Another significant difference is the constraint that is the civil service system. It imposes an inflexible work management system that precludes timely responses to new operating problems. The system focus is on compliance, not performance. There are no incentives for improved results.

It’s always possible to develop metrics and generate performance data. Software to track performance and support statistical analyses is readily available. A core issue is that all analyses should be explainable and intuitively valid. Few people, however, have the background to understand the statistical methods or what the analyses generate. That makes it difficult to begin questioning or refuting analytics and algorithms, and adds to the distrust. 

Agencies that rely on metrics to define performance standards miss an opportunity. In large organizations, the mental distance of the headquarters analytics staff from front line workers is a barrier to collaboration and cooperation. It would be far more productive for the analysts to work with the workers and their supervisors to identify opportunities to improve performance.

Building a High Trust Work Environment

A study by the American Psychological Association showed that supervisor support is key to increasing a work group’s shared sense of trust. Employees who feel supported “were more than twice as likely to report being satisfied with their job, valued by their employer, and willing to recommend their organization as a good place to work.”

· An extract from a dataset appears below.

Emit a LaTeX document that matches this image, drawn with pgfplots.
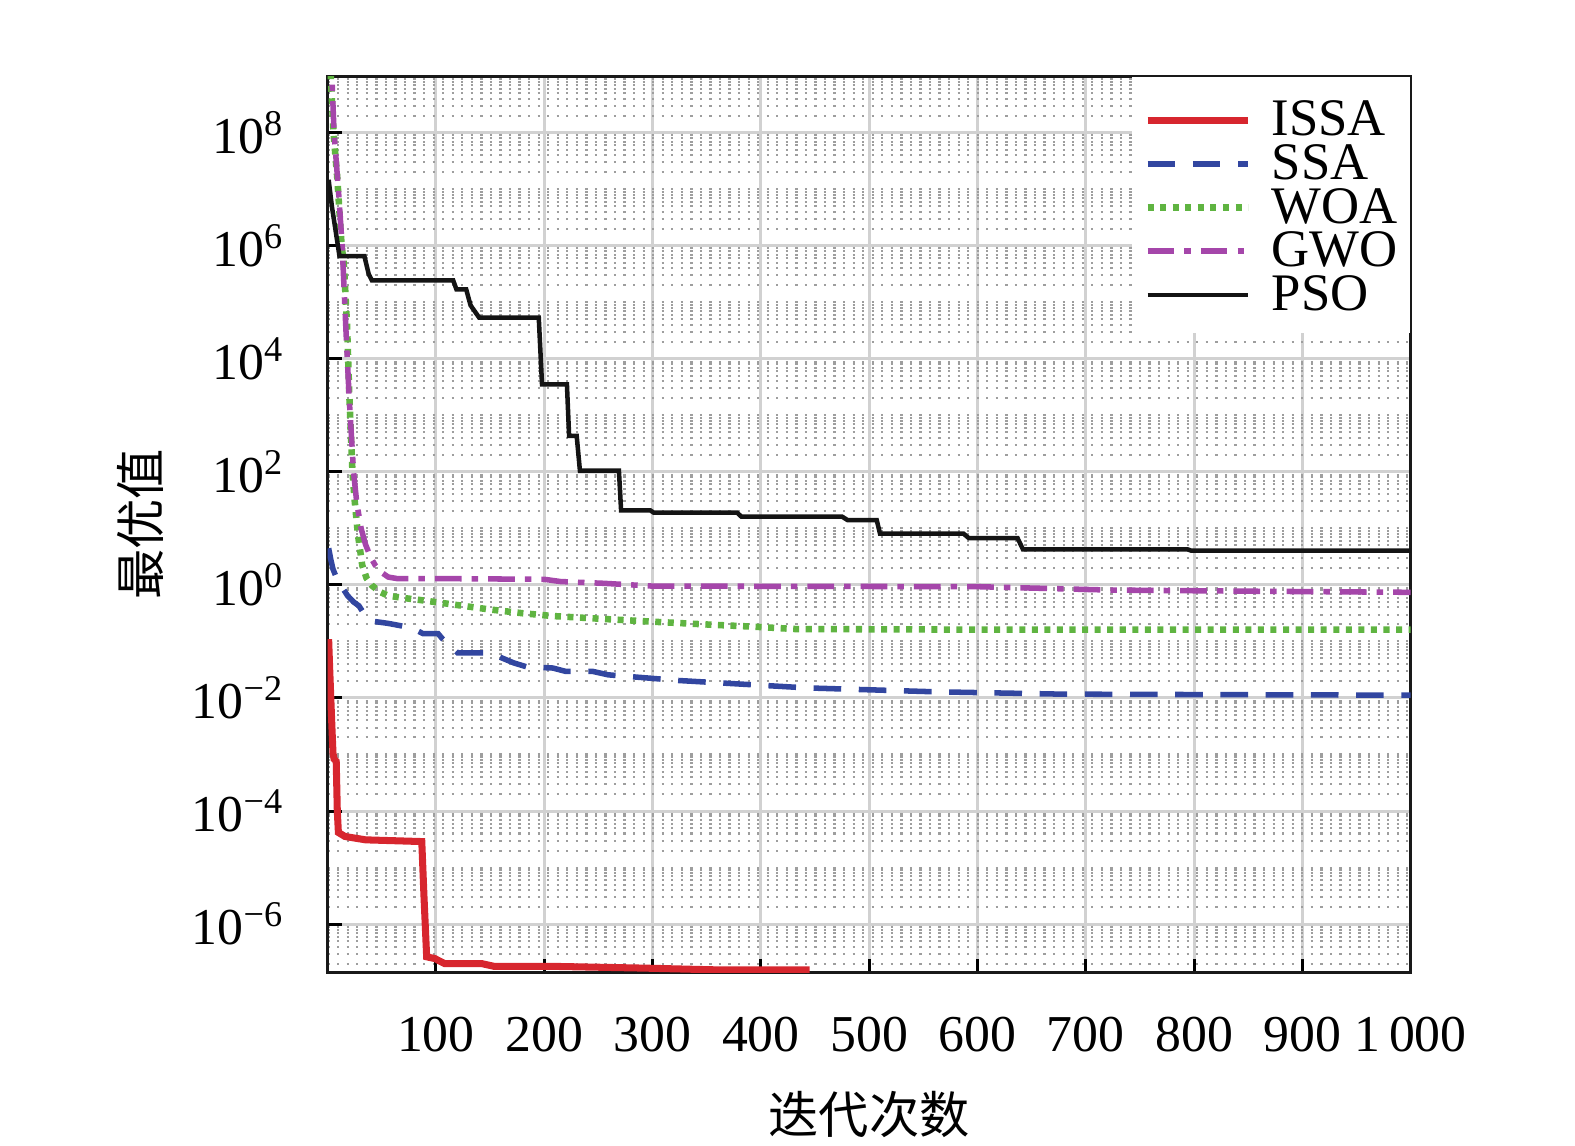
\documentclass[border=0pt]{standalone}
\usepackage{fontspec}
\setmainfont{Liberation Serif}
\newfontfamily\cjk{Noto Sans CJK SC}
\usepackage{pgfplots}
\pgfplotsset{compat=1.18}
\definecolor{cissa}{RGB}{215,38,46}
\definecolor{cssa}{RGB}{50,70,160}
\definecolor{cwoa}{RGB}{95,180,65}
\definecolor{cgwo}{RGB}{165,70,170}
\definecolor{cpso}{RGB}{20,20,20}
\begin{document}
\begin{tikzpicture}
\begin{axis}[name=ax, at={(0,0)}, anchor=south west,
  scale only axis, width=215.6pt, height=178.4pt,
  xmin=0, xmax=1000, ymode=log, ymin=1.38e-7, ymax=1e9,
  xtick={100,200,300,400,500,600,700,800,900,1000},
  xticklabels={100,200,300,400,500,600,700,800,900,1\,000},
  ytick={1e-6,1e-4,1e-2,1,1e2,1e4,1e6,1e8},
  yticklabels={10\textsuperscript{−6},10\textsuperscript{−4},10\textsuperscript{−2},10\textsuperscript{0},10\textsuperscript{2},10\textsuperscript{4},10\textsuperscript{6},10\textsuperscript{8}},
  minor ytick={2e-7,3e-7,4e-7,5e-7,6e-7,7e-7,8e-7,9e-7,
   1e-6,2e-6,3e-6,4e-6,5e-6,6e-6,7e-6,8e-6,9e-6,
   1e-5,2e-5,3e-5,4e-5,5e-5,6e-5,7e-5,8e-5,9e-5,
   2e-4,3e-4,4e-4,5e-4,6e-4,7e-4,8e-4,9e-4,
   1e-3,2e-3,3e-3,4e-3,5e-3,6e-3,7e-3,8e-3,9e-3,
   2e-2,3e-2,4e-2,5e-2,6e-2,7e-2,8e-2,9e-2,
   1e-1,2e-1,3e-1,4e-1,5e-1,6e-1,7e-1,8e-1,9e-1,
   2,3,4,5,6,7,8,9,
   10,20,30,40,50,60,70,80,90,
   200,300,400,500,600,700,800,900,
   1e3,2e3,3e3,4e3,5e3,6e3,7e3,8e3,9e3,
   2e4,3e4,4e4,5e4,6e4,7e4,8e4,9e4,
   1e5,2e5,3e5,4e5,5e5,6e5,7e5,8e5,9e5,
   2e6,3e6,4e6,5e6,6e6,7e6,8e6,9e6,
   1e7,2e7,3e7,4e7,5e7,6e7,7e7,8e7,9e7,
   2e8,3e8,4e8,5e8,6e8,7e8,8e8,9e8},
  xmajorgrids, ymajorgrids, yminorgrids,
  major grid style={black!18, line width=0.6pt},
  minor grid style={black!38, line width=0.4pt, dash pattern=on 0.45pt off 1.45pt},
  tick align=inside, xtick pos=bottom, ytick pos=left,
  major tick length=2.8pt, minor tick length=0pt,
  tick style={black, line width=0.6pt},
  axis line style={line width=0.6pt, black!90},
  ticklabel style={font=\fontsize{10.3}{12}\selectfont},
  xticklabel style={yshift=-5.4pt},
  yticklabel style={xshift=-5pt},
  xlabel={\cjk 迭代次数}, ylabel={\cjk 最优值},
  label style={font=\fontsize{10}{12}\selectfont},
  xlabel style={at={(axis description cs:0.5,-0.158)}, anchor=center},
  ylabel style={at={(axis description cs:-0.1725,0.5)}, anchor=center},
  legend style={at={(1,1)}, anchor=north east, draw=none, fill=white,
    inner xsep=2.4pt, inner ysep=4.4pt, row sep=1.5pt, column sep=4pt,
    font=\fontsize{10.5}{10.5}\selectfont,
    nodes={inner sep=0pt, text height=7.2pt, text depth=0pt}},
  legend cell align=left,
  legend image code/.code={\draw[#1] (0pt,-0.5pt) -- (20pt,-0.5pt);},
  no markers,
  clip=true,
]
\addplot[color=cissa, line width=1.4pt] coordinates {
 (1,0.11) (2,0.0316) (3,0.01) (4,0.00316) (5,0.00107) (6,8.3e-4) (8,7.6e-4)
 (9,1e-4) (10,4.17e-5) (16,3.55e-5) (35,3.09e-5) (87,2.88e-5) (89,3.16e-6)
 (91.5,2.63e-7) (99,2.45e-7) (108,2.0e-7) (142,2.0e-7) (154,1.78e-7) (210,1.78e-7)
 (292,1.66e-7) (357,1.55e-7) (445,1.55e-7)
};
\addlegendentry{ISSA}
\addplot[color=cssa, line width=1.1pt, dash pattern=on 5.5pt off 3.5pt] coordinates {
 (1,4.47) (3,2.82) (5,1.91) (8,1.38) (12,1.0) (18.5,0.646) (24,0.501) (29,0.427)
 (35,0.282) (41,0.229) (56,0.209) (78,0.174) (88,0.138) (102,0.138) (106,0.112)
 (110,0.0955) (120,0.0631) (145,0.0631) (157,0.055) (172,0.0417) (184,0.0355)
 (208,0.0339) (220,0.0295) (245,0.0295) (259,0.0257) (324,0.0204) (442,0.0151)
 (559,0.0129) (677,0.0117) (1000,0.0112)
};
\addlegendentry{SSA}
\addplot[color=cwoa, line width=1.3pt, dash pattern=on 1.2pt off 1.3pt] coordinates {
 (1,3.16e9) (3,1e9) (5.5,1e8) (9,1.58e7) (13,1e6) (15,5.0e5) (18,3.98e4) (20,2.51e3)
 (23,100) (25,31.6) (28,7.94) (32,2.24) (36,1.32) (41,0.977) (48,0.759) (56,0.646)
 (70,0.589) (87,0.537) (110,0.468) (148,0.372) (180,0.316) (208,0.282) (254,0.251)
 (300,0.224) (350,0.2) (395,0.182) (432,0.166) (600,0.162) (1000,0.162)
};
\addlegendentry{WOA}
\addplot[color=cgwo, line width=1.1pt, dash pattern=on 5.3pt off 2pt on 1.3pt off 2pt] coordinates {
 (1,3.16e9) (4,1e9) (6,1e8) (10,1e7) (13.5,1e6) (17,3.16e4) (20,2.0e3) (24,100)
 (27,28.2) (31,10) (35,5.25) (40,3.02) (44,2.24) (50,1.66) (56,1.38) (65,1.29)
 (120,1.29) (200,1.26) (215,1.15) (255,1.07) (300,0.955) (600,0.933) (722,0.813)
 (850,0.776) (1000,0.741)
};
\addlegendentry{GWO}
\addplot[color=cpso, line width=0.9pt] coordinates {
 (1,1.48e7) (4,5.0e6) (8,1.58e6) (11,6.6e5) (34,6.6e5) (38,3.16e5) (41,2.45e5)
 (116,2.45e5) (119,1.7e5) (128,1.7e5) (132,8.9e4) (140,5.37e4) (195,5.37e4)
 (198,3548) (221,3548) (223,436) (230,436) (233,105) (269,105) (271,20.9)
 (298,20.9) (301,19.1) (378,19.1) (382,16.2) (475,16.2) (480,14.1) (507,14.1)
 (510,8.13) (587,8.13) (592,6.76) (637,6.76) (642,4.27) (794,4.27) (797,4.07)
 (1000,4.07)
};
\addlegendentry{PSO}
\end{axis}
\pgfresetboundingbox
\path[use as bounding box] (-65.2pt,-34.5pt) rectangle (248.3pt,193.6pt);
\end{tikzpicture}
\end{document}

Proven practices to show support and build a sense of trust include:

  • Recognize goal/project achievement in gatherings of peers 
  • Assign difficult but fully achievable goals or tasks
  • Empower employees to manage jobs or projects in their own way
  • Give employees discretion to set priorities
  • Share organizational goals, operating plans, and progress frequently
  • Plan events where employees can socialize and build relationships
  • Show support for professional growth and career progress.

For government, nothing on the list requires legislative change, nothing involves significant costs. My exposure to government work environments is broad but somewhat superficial, however, low levels of trust appear to be common. Work management practices appear to be antithetical to the APA conclusions.

At its core, this is a leadership issue. Where distrust exists, it’s incumbent on leaders to advocate for the changes to assess and initiate corrective actions. That was the point of another HBR article, “If Employees Don’t Trust You, It’s Up to You to Fix It.”